奏でた声に辿るファイナライズ。

『live:locus, and wonders. TOUR ”FINALIZER” 2005.6.17.SHIBUYA AX』-SCUDELIA ELECTRO

05年夏に解散したSCUDELIA ELECTROから届いたラスト・アイテムにしてマスト・アイテム。PV付のベスト盤買ってる場合じゃない、いや、真の"locus, and, wonders"はこの盤だと思う。

この盤の一部の曲がiTMSで秋くらいに配信されていたのだけど、やはりCDの方がオトが良い。というか、耳に届いてくるオトの立体感が全然違うのですよ。もっと言うと、M-ON TV!で放映されたので、その映像だけで良いと思う、というひともいるかもしれないけど、テレビ放映用の映像なんて基本的にオトがおざなりにされてたりするので、こうやってCDで聴いてみると全然違うわけです。また盤で聴きなおす価値はあるわけです。なんか回しモノみたいになってきたな。えーっと。

このライヴについては、id:assa:20050617をご参照頂き、奇特な方にはこのエントリを眺めながら間違い探しして頂くとして(記憶に頼って書き起こしたので、間違いなく幾つか誤りがある。MCの順番とか。)、このライヴから起こった音源であるにも関わらず、このライヴから切り離しても楽しめる盤だと思う。まぁ、要は、あーあのライヴ良かったね、って思い出に浸るためにこの盤聴くとかでなく、ただ「SCUDELIA ELECTROの新譜」として楽しめる、ということだ。実際、スクーデリアって、ライヴでのオト作りにもマニアな拘りあったグループだったけどライヴ音源って数曲しかなかった訳で、そのスクーデリア的オト作りの粋がこうしてパッケージングされたこと自体に価値があると思う。マネージャーの樋口氏がライナーノーツで書いてた「スーベニア(記念品)でないアイテムにしたかった。」ということばが意味するとこは、つまりはそういうことなんだろう。値段設定も高めにできるDVDでなく、コスト嵩むだろう2枚組みCDというフォーマットを選んだ、その心意気も買いたい。
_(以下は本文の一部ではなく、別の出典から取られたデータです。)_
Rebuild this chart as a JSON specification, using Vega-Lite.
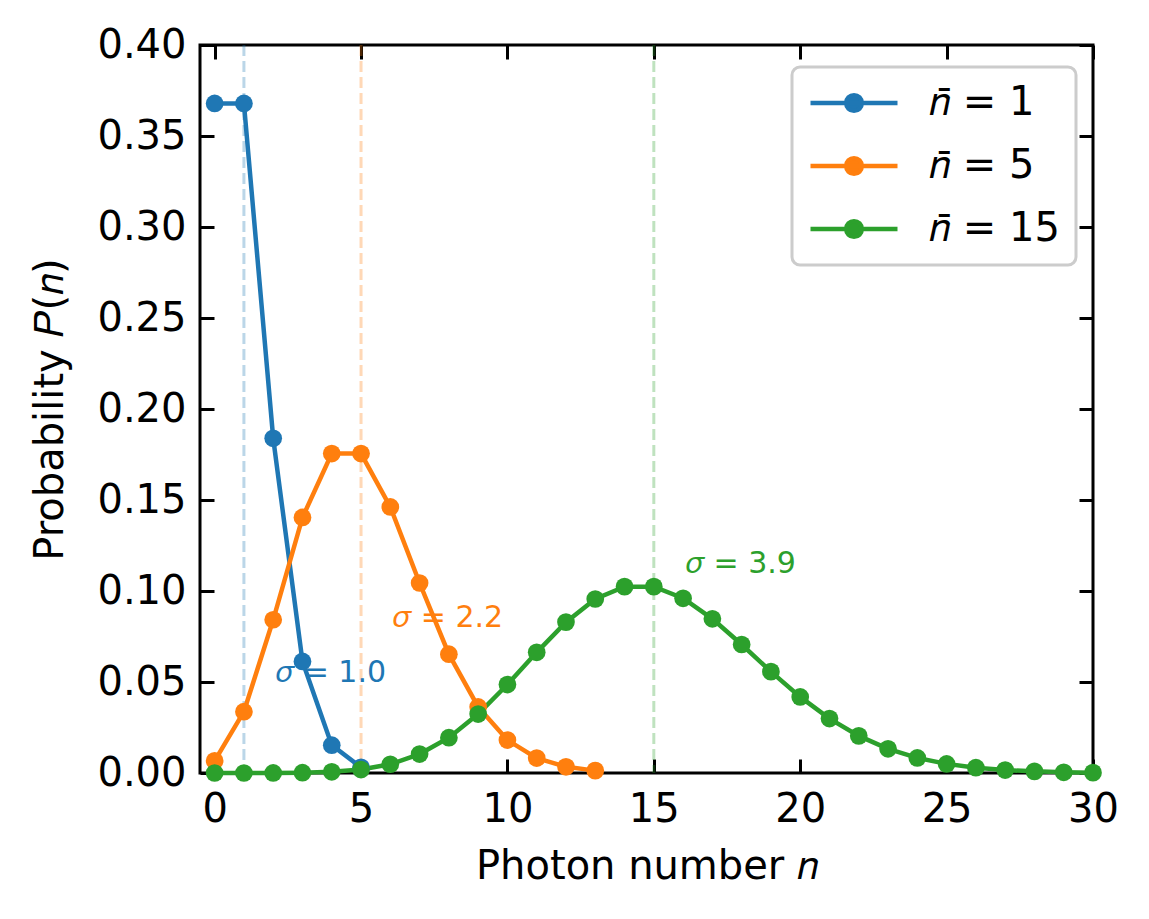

特に後半の流れを聴くともう圧巻だった。現場では爆音のためよく聞こえなかった音の要素もひとつひとつクリアに取り出され、かつダイナミズムを失うことなく整理されミックスされアウトプットされてる。200マイル、ノーチラス、ミラージュ、ベターデイズ、そして大団円Truth。オトのひとつひとつをただ追いかけてしまう。これも樋口氏の言う通り、映像がついてると、イシダやよしやんの手の動きを追いかけてしまう。けど全く、そんなものはなくて十分なのだ。本当に良いオトってのは、そういう説得力がある。

そう、他ならぬオトで、辿るイメージを喚起する。それこそが、SEの魔法ではなかったか?まさしくそれを証明する名盤。感傷に浸るのは、ラストの「Scudelia Electro we WERE!」のひとことに対してだけで十分だ。